## Problem to work on
Pictures stay out of the copy. Please reproduce only the lines between the one holding "Convert this diagram to TikZ code." and the one holding "(pointL) at (10,426)", inclusive.
[BEGIN]
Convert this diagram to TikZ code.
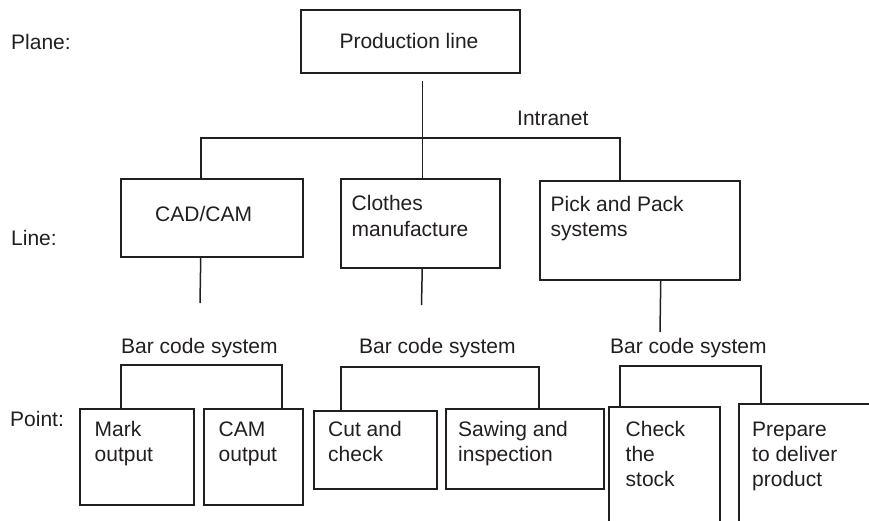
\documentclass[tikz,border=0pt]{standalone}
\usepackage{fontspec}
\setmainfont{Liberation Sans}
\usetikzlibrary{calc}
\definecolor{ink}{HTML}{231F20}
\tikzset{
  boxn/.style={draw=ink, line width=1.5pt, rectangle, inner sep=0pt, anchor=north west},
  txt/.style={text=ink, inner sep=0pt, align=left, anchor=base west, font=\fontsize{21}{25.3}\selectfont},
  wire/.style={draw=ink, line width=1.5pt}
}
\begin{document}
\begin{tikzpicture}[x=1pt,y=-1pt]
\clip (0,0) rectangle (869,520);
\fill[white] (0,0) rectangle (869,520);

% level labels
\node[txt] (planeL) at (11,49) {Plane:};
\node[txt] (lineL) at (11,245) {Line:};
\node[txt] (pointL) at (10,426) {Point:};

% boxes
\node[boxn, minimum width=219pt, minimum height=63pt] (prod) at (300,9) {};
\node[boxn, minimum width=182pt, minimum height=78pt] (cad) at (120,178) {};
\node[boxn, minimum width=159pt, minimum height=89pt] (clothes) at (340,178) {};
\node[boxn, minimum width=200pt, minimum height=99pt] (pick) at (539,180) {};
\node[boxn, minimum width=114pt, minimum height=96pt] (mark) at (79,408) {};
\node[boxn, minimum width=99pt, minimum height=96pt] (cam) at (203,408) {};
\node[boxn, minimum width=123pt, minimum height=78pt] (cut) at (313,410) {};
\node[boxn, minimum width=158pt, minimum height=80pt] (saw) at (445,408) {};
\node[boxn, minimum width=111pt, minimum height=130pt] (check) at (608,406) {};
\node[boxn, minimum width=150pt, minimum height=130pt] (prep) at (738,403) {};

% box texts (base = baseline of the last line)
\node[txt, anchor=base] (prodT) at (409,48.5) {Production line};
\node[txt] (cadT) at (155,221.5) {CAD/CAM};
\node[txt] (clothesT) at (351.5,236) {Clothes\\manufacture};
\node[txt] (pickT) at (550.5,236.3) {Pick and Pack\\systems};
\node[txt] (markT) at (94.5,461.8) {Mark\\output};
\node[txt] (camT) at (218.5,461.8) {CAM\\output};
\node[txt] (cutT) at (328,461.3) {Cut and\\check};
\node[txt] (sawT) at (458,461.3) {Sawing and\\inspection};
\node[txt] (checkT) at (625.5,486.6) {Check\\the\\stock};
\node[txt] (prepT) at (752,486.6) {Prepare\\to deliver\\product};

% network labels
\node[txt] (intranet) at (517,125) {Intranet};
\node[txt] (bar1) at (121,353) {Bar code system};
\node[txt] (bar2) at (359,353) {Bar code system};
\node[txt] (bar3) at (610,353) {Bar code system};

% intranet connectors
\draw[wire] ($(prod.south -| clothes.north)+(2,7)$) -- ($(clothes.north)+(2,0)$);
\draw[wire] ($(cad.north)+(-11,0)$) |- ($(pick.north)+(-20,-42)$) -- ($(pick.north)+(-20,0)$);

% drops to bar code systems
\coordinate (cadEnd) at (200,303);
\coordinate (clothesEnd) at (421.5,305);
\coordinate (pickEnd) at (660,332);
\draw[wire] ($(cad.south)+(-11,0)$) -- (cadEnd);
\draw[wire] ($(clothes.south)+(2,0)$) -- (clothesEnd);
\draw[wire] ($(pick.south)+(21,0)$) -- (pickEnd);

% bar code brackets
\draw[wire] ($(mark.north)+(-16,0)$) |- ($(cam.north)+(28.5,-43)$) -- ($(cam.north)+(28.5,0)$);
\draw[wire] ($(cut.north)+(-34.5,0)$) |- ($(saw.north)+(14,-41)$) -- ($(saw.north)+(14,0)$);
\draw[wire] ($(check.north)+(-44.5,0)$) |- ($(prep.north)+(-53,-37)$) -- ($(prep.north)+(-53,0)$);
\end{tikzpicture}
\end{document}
[END]
[BEGIN]
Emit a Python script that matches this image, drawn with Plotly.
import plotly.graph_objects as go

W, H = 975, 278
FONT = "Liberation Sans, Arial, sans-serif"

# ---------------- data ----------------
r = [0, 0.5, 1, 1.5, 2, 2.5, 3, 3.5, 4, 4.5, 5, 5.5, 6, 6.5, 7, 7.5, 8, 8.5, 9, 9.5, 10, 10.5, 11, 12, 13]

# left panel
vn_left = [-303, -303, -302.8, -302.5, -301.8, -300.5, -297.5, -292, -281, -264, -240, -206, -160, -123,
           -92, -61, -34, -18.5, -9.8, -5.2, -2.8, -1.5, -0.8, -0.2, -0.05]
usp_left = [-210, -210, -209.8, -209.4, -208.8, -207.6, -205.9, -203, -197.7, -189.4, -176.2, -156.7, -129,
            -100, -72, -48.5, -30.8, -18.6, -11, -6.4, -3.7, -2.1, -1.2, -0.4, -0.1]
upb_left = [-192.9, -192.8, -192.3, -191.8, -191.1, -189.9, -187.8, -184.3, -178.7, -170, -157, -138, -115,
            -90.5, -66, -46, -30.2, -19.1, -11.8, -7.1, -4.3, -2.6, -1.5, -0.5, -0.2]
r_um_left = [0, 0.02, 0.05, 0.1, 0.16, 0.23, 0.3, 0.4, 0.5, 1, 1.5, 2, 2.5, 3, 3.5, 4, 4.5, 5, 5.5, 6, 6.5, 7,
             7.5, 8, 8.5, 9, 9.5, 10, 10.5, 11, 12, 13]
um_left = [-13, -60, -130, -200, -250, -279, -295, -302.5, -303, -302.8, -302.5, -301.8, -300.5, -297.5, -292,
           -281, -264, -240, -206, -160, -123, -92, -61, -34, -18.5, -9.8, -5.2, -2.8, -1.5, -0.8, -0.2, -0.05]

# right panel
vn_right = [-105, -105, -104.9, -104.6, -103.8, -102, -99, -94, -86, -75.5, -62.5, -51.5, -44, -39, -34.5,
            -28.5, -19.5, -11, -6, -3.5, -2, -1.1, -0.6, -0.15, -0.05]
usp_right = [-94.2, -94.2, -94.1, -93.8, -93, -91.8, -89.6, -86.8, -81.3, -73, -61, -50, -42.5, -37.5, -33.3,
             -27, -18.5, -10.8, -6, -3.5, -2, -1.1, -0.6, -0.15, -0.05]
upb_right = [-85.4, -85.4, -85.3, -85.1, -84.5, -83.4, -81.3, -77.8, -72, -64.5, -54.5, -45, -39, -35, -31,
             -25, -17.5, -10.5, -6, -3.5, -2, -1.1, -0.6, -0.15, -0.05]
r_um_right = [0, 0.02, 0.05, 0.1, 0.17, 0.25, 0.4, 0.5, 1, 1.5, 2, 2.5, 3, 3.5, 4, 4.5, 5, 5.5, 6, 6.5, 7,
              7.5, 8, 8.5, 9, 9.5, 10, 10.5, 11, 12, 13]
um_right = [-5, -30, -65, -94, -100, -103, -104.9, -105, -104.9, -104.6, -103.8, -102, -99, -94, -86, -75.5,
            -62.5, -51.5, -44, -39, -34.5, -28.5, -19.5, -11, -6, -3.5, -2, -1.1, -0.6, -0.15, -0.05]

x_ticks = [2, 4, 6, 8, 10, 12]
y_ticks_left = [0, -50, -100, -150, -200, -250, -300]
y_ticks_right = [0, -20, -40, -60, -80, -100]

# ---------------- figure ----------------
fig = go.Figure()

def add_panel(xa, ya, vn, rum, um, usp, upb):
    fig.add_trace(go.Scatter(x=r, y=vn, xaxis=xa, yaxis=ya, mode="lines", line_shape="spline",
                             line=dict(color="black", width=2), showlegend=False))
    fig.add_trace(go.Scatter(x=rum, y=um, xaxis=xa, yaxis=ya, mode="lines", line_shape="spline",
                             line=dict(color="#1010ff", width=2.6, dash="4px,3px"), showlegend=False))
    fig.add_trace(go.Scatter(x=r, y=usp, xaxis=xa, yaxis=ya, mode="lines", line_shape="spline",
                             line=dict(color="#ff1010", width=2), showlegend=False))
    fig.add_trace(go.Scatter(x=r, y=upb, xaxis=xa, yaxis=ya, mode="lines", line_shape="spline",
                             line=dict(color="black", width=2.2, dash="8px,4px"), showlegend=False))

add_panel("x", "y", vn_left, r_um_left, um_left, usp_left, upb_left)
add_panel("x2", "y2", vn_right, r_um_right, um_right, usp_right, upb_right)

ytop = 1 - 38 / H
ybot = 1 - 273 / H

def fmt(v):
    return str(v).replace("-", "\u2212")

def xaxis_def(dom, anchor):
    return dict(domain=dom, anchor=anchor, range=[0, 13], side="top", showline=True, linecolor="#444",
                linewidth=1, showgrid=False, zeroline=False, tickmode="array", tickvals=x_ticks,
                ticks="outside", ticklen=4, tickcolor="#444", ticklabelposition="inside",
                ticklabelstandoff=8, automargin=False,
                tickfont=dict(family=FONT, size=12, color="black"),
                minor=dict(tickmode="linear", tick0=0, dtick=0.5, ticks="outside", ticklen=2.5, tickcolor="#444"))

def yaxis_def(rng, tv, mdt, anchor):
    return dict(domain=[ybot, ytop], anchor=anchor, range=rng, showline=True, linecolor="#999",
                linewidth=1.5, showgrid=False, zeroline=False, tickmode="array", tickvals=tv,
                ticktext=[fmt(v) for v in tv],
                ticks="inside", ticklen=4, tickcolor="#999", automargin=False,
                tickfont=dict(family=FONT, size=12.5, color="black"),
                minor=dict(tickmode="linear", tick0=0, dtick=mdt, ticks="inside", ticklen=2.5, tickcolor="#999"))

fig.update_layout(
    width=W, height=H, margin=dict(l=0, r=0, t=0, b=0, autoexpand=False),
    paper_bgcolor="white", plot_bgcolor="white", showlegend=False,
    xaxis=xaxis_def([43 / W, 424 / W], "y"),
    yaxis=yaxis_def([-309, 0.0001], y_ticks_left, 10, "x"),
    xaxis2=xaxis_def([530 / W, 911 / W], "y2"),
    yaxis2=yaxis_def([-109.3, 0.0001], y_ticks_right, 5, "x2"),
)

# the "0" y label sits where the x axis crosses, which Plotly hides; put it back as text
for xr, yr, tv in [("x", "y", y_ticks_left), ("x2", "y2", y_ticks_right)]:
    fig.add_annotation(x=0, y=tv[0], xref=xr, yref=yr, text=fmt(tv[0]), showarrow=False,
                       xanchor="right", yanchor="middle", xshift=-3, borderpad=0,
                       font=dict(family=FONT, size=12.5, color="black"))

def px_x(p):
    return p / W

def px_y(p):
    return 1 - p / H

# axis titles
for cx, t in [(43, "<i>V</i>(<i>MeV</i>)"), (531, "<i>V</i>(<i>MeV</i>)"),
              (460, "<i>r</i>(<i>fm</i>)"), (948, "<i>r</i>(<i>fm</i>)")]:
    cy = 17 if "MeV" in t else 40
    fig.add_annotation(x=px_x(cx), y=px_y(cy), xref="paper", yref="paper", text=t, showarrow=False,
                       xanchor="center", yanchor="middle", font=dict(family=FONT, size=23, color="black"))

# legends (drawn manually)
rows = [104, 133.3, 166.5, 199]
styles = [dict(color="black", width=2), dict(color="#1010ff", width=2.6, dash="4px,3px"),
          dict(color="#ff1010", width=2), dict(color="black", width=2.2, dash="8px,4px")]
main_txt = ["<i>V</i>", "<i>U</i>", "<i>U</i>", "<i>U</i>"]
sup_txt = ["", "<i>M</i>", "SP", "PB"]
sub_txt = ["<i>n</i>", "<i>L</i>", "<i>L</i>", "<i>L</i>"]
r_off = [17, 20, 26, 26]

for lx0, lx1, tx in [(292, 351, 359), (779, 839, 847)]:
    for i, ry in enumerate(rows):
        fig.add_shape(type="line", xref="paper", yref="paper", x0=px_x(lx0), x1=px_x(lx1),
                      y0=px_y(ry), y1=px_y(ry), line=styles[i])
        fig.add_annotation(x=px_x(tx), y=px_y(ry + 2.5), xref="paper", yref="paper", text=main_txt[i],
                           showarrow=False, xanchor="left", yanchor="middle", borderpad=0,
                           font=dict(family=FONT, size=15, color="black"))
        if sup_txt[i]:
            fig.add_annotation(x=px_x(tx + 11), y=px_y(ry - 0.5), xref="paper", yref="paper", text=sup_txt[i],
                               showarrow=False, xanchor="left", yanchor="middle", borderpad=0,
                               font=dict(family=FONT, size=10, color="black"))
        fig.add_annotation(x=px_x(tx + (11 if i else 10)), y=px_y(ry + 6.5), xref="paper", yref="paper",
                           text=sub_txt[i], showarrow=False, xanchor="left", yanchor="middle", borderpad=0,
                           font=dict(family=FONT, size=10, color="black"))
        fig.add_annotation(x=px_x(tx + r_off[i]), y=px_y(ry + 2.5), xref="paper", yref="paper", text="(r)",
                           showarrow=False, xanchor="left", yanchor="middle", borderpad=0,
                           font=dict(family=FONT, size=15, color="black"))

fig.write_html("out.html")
[END]
## Solution for this task
Convert this diagram to TikZ code.
\documentclass[tikz,border=0pt]{standalone}
\usepackage{fontspec}
\setmainfont{Liberation Sans}
\usetikzlibrary{calc}
\definecolor{ink}{HTML}{231F20}
\tikzset{
  boxn/.style={draw=ink, line width=1.5pt, rectangle, inner sep=0pt, anchor=north west},
  txt/.style={text=ink, inner sep=0pt, align=left, anchor=base west, font=\fontsize{21}{25.3}\selectfont},
  wire/.style={draw=ink, line width=1.5pt}
}
\begin{document}
\begin{tikzpicture}[x=1pt,y=-1pt]
\clip (0,0) rectangle (869,520);
\fill[white] (0,0) rectangle (869,520);

% level labels
\node[txt] (planeL) at (11,49) {Plane:};
\node[txt] (lineL) at (11,245) {Line:};
\node[txt] (pointL) at (10,426) {Point:};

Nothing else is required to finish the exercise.